Haskell Round Number

Question

I have a haskell function which looks like that:

x 1 = 1 :: Double
x n = ((n-1)/3 + 1/(n-1)) * ((x (n-1))^2) - (n-1)^3/3 + 1 :: Double

Don't think about the formula, it should just add one, so x 2 = 2; x 3 = 3 and so on. But the results in Haskell are:

*Main> x 2
2.0
*Main> x 3
2.9999999999999996
*Main> x 4
3.9999999999999964
*Main> 

Can someone tell me, what I need to add in line number two so it is round the number to 6 decimal digits? I don't want to parse to int!

Thanks!

Answer 1

I needed this functionality to format numbers for LaTeX output.

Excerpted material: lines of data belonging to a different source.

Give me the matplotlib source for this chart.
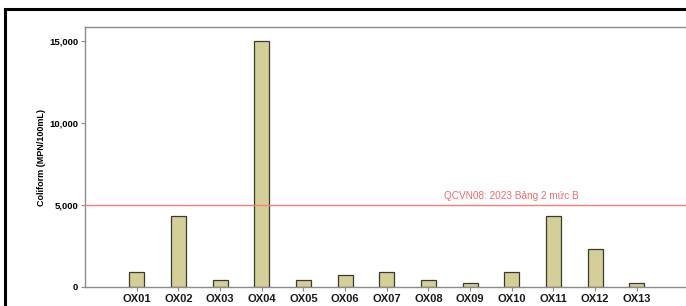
import numpy as np
import matplotlib
matplotlib.use('Agg')
import matplotlib.pyplot as plt
from matplotlib.patches import Rectangle
from matplotlib.ticker import FuncFormatter

plt.rcParams['font.family'] = ['Liberation Sans', 'DejaVu Sans']

# sample points and coliform values (MPN/100mL)
stations = ['OX01', 'OX02', 'OX03', 'OX04', 'OX05', 'OX06', 'OX07',
            'OX08', 'OX09', 'OX10', 'OX11', 'OX12', 'OX13']
coliform = [900, 4300, 400, 15000, 430, 750, 900, 430, 230, 900, 4300, 2300, 230]
limit = 5000
limitLabel = 'QCVN08: 2023 Bảng 2 mức B'
yticks = [0, 5000, 10000, 15000]

barColor = '#d4cf98'
edgeColor = '#3a3a30'
spineColor = '#8c8c8c'

#===============================================================================
fig = plt.figure(figsize=(6.86, 3.06), dpi=100)
fig.patch.set_facecolor('white')

# black outer frame (cropped on the right/bottom)
fig.add_artist(Rectangle((5/686, -0.1), 1.2, (306-9)/306 + 0.1,
                         transform=fig.transFigure, fill=False,
                         edgecolor='black', linewidth=2.2))

ax = fig.add_axes([85/686, 19/306, (686-85)/686, 260/306])
x = np.arange(len(stations))
ax.bar(x, coliform, width=0.36, color=barColor, edgecolor=edgeColor, linewidth=0.9, zorder=2)

ax.axhline(limit, color='#f47f7f', linewidth=1.0, zorder=3)
ax.text(8.98, limit + 250, limitLabel, color='#f26b6b', fontsize=7.2,
        ha='center', va='bottom')

ax.set_xlim(-1.24, 13.18)
ax.set_ylim(0, 15850)
ax.set_xticks(x)
ax.set_xticklabels(stations, fontsize=8, fontweight='bold', color='#1a1a1a')
ax.set_yticks(yticks)
ax.yaxis.set_major_formatter(FuncFormatter(lambda v, p: '{:,.0f}'.format(v)))
for lab in ax.get_yticklabels():
    lab.set_fontsize(6.8)
    lab.set_fontweight('bold')
ax.tick_params(axis='both', direction='out', length=3, width=0.8, color=spineColor, pad=2)

for s in ['left', 'bottom', 'top']:
    ax.spines[s].set_color(spineColor)
    ax.spines[s].set_linewidth(1.0)
ax.spines['right'].set_visible(False)

ax.set_ylabel('Coliform (MPN/100mL)', fontsize=6.5, fontweight='bold', labelpad=2)

fig.savefig('out.png', dpi=100)
plt.close(fig)
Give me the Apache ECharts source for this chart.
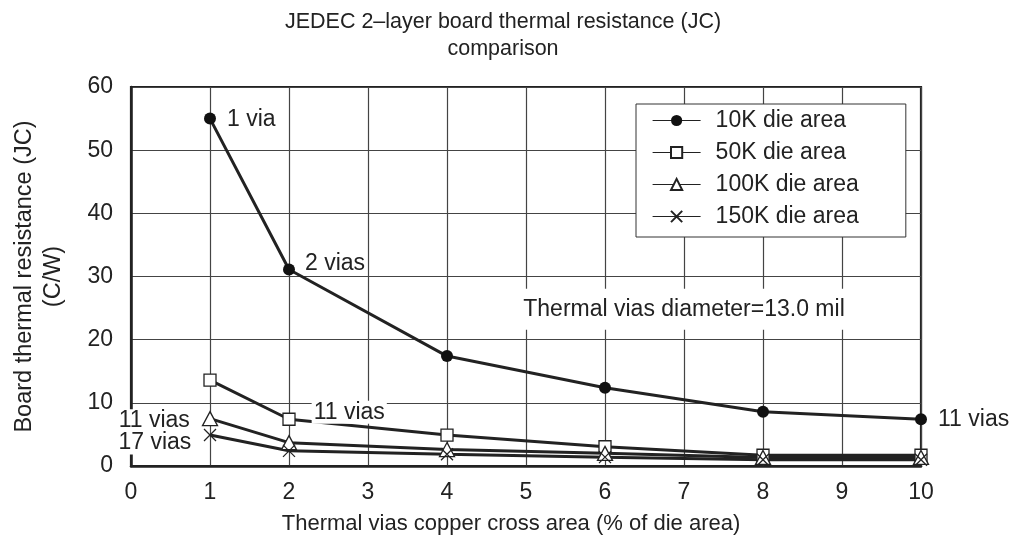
<!DOCTYPE html>
<html>
<head>
<meta charset="utf-8">
<script src="https://cdn.jsdelivr.net/npm/echarts@6/dist/echarts.min.js"></script>
<style>
  html, body { margin: 0; padding: 0; background: #fff; }
  #main { width: 1016px; height: 548px; }
</style>
</head>
<body>
<div id="main"></div>
<script>
// x: thermal vias copper cross area (% of die area)
const areaPct = [1, 2, 4, 6, 8, 10]
const die10K = [55, 31.1, 17.4, 12.4, 8.6, 7.4]
const die50K = [13.6, 7.4, 4.9, 3.05, 1.7, 1.7]
const die100K = [7.5, 3.7, 2.6, 2.0, 1.35, 1.35]
const die150K = [4.9, 2.4, 1.85, 1.4, 1.0, 1.0]
const seriesNames = ['10K die area', '50K die area', '100K die area', '150K die area']
const xTicks = [0, 1, 2, 3, 4, 5, 6, 7, 8, 9, 10]
const yTicks = [0, 10, 20, 30, 40, 50, 60]

const FONT = "'Liberation Sans', Arial, sans-serif"
const INK = '#222'
const FS = 23

let myChart = echarts.init(document.getElementById('main'))

function pairs (vals) {
  return areaPct.map((x, i) => [x, vals[i]])
}

// text next to a point, white box so grid lines break behind it
function viaLabel (text, position, offset) {
  return {
    show: true,
    formatter: text,
    position: position,
    offset: offset,
    distance: 10,
    fontSize: FS,
    color: INK,
    fontFamily: FONT,
    backgroundColor: '#fff',
    padding: [0, 2]
  }
}

let d10 = pairs(die10K).map(p => ({ value: p }))
d10[0].label = viaLabel('1 via', 'right', [-1, 1])
d10[1].label = viaLabel('2 vias', 'right', [-2, -6])
d10[5].label = viaLabel('11 vias', 'right', [-1, 0])

let d50 = pairs(die50K).map(p => ({ value: p }))
d50[1].label = viaLabel('11 vias', 'right', [6, -7])

let d100 = pairs(die100K).map(p => ({ value: p }))
d100[0].label = viaLabel('11 vias', 'left', [0, 2])

let d150 = pairs(die150K).map(p => ({ value: p }))
d150[0].label = viaLabel('17 vias', 'left', [0, 8])

const lineStyle = { color: INK, width: 3 }
const hollow = { color: '#fff', borderColor: INK, borderWidth: 1.3 }

let option = {
  animation: false,
  backgroundColor: '#fff',
  textStyle: { fontFamily: FONT, color: INK },
  title: {
    text: 'JEDEC 2\u2013layer board thermal resistance (JC)\ncomparison',
    left: 498,
    textAlign: 'center',
    top: 4,
    textStyle: { fontSize: 21.5, fontWeight: 'normal', color: INK, fontFamily: FONT, lineHeight: 27 }
  },
  legend: {
    orient: 'vertical',
    left: 636,
    top: 104,
    backgroundColor: '#fff',
    borderColor: '#333',
    borderWidth: 1,
    padding: [5, 47, 9, 16],
    itemGap: 9,
    itemWidth: 48,
    itemHeight: 14,
    lineStyle: { width: 1.2, color: INK },
    textStyle: { fontSize: FS, color: INK, fontFamily: FONT, padding: [0, 0, 0, 10] },
    data: seriesNames
  },
  grid: {
    left: 131,
    right: 95,
    top: 87,
    bottom: 82,
    show: true,
    borderColor: INK,
    borderWidth: 2.2
  },
  xAxis: {
    type: 'value',
    min: xTicks[0],
    max: xTicks[xTicks.length - 1],
    interval: 1,
    name: 'Thermal vias copper cross area (% of die area)',
    nameLocation: 'middle',
    nameGap: 47,
    nameTextStyle: { fontSize: 22, color: INK, fontFamily: FONT, padding: [0, 30, 0, 0] },
    axisLine: { show: true, lineStyle: { color: INK, width: 2.5 } },
    axisTick: { show: false },
    axisLabel: { fontSize: FS, color: INK, margin: 15, fontFamily: FONT },
    splitLine: { show: true, lineStyle: { color: '#444', width: 1.2 } }
  },
  yAxis: {
    type: 'value',
    min: yTicks[0],
    max: yTicks[yTicks.length - 1],
    interval: 10,
    name: 'Board thermal resistance (JC)\n(C/W)',
    nameLocation: 'middle',
    nameGap: 63,
    nameTextStyle: { fontSize: 23.5, color: INK, fontFamily: FONT, lineHeight: 29 },
    axisLine: { show: true, lineStyle: { color: INK, width: 2.5 } },
    axisTick: { show: false },
    axisLabel: { fontSize: FS, color: INK, margin: 18, fontFamily: FONT },
    splitLine: { show: true, lineStyle: { color: '#444', width: 1.2 } }
  },
  series: [
    {
      name: seriesNames[0],
      type: 'line',
      clip: false,
      data: d10,
      symbol: 'circle',
      symbolSize: 12,
      itemStyle: { color: '#111' },
      lineStyle: lineStyle,
      z: 5,
      markPoint: {
        symbol: 'circle',
        symbolSize: 0,
        silent: true,
        data: [{
          coord: [7, 24.8],
          label: {
            show: true,
            formatter: 'Thermal vias diameter=13.0 mil',
            position: 'inside',
            fontSize: FS,
            color: INK,
            fontFamily: FONT,
            backgroundColor: '#fff',
            padding: [9, 2]
          }
        }]
      }
    },
    {
      name: seriesNames[1],
      type: 'line',
      clip: false,
      data: d50,
      symbol: 'rect',
      symbolSize: 12,
      itemStyle: hollow,
      lineStyle: lineStyle,
      z: 4
    },
    {
      name: seriesNames[2],
      type: 'line',
      clip: false,
      data: d100,
      symbol: 'triangle',
      symbolSize: [15, 14],
      itemStyle: hollow,
      lineStyle: lineStyle,
      z: 4
    },
    {
      name: seriesNames[3],
      type: 'line',
      clip: false,
      data: d150,
      symbol: 'path://M0,0L10,10M10,0L0,10',
      symbolSize: 12,
      itemStyle: hollow,
      lineStyle: lineStyle,
      z: 4
    }
  ]
}

myChart.setOption(option, true)
</script>
</body>
</html>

Daniel Wagner's solution has most of the requirement, but lacks the rounding that maximizes the accuracy of the decimal (Fixed E6) representation:

> let micro x = showFixed True (realToFrac (x + 0.5e-6) :: Fixed E6)
> :type micro
micro :: (Real a, Fractional a) => a -> String
> micro (1/2)
"0.5"
> micro 1.9999999999999
"2"
> micro (1/3)
"0.333333"
> micro (2/3)
"0.666667"

Answer 2

Your problem is not Haskell, it's the binary representation of floating point numbers. Any language will give you similar results.

Saying that you want to "round" to a certain number of decimal digits is tricky because the binary representation for many decimal values is not exact. 0.1 decimal, for instance, is 0.000110011001100110011... recurring. For more about the details of floating point numbers and the headaches they can cause you should read What every computer scientist should know about floating point.

To see why binary fractions cause problems, consider 1/3 + 1/3 + 1/3. Obviously that is equal to 1. But if you round to 3 decimal places you get 0.333 + 0.333 + 0.333 = 0.999. Look familiar?

Now try evaluating [0,0.1..1]

You can get approximately what you want by multiplying by 1e6, rounding to the nearest integer, and dividing by 1e6. You say you don't want to "parse" to an Int, but it's the only way to do this. The reason I say that you only get approximately what you want is that obviously if your number rounds to 0.1 then you still only get an approximation instead of the exact value.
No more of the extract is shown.